「上層部の会議」を攻略する

 ただし、チームの会議を改善するだけでは十分ではありません。
 なぜなら、マネジャーの権限において意思決定できることであれば、チーム会議で完結することができますが、課長クラスであれば、その権限領域は非常に限られているからです。チーム会議で決定した案件を、上層部に認めてもらわなければ、意思決定が完結しないケースが非常に多いのです。

 私も、ここで何度も躓きました。せっかく、メンバーが一生懸命考えてくれた提案を、私の力不足で「上層部の会議」で差し戻されてしまえば、その間、プロジェクトを動かすことができないうえに、メンバーに二度手間三度手間をかけることになってしまいます。それでは、チームの生産性が低下するうえに、メンバーからの信頼までも失いかねません。

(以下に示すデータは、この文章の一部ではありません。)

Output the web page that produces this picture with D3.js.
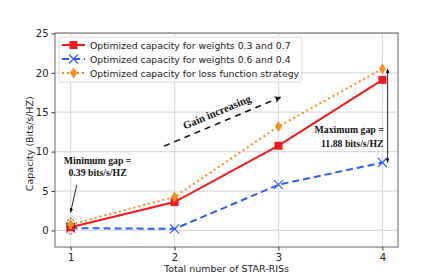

 だから、そのような事態をできる限り少なくするために、常日頃から万全の準備を整えるように心がけるようになりました。直属の上司との信頼関係を盤石なものにするとともに、他部署との協力関係を築くことによって、社内における信頼を勝ち取る。「経営会議」に参加するチャンスをつくり、そこでの意思決定のプロセスを観察する……。そのような努力を重ねることで、何度も失敗をしながらも、少しずつ「上層部の会議」において一発でGOサインを勝ち取るコツを身につけていったのです。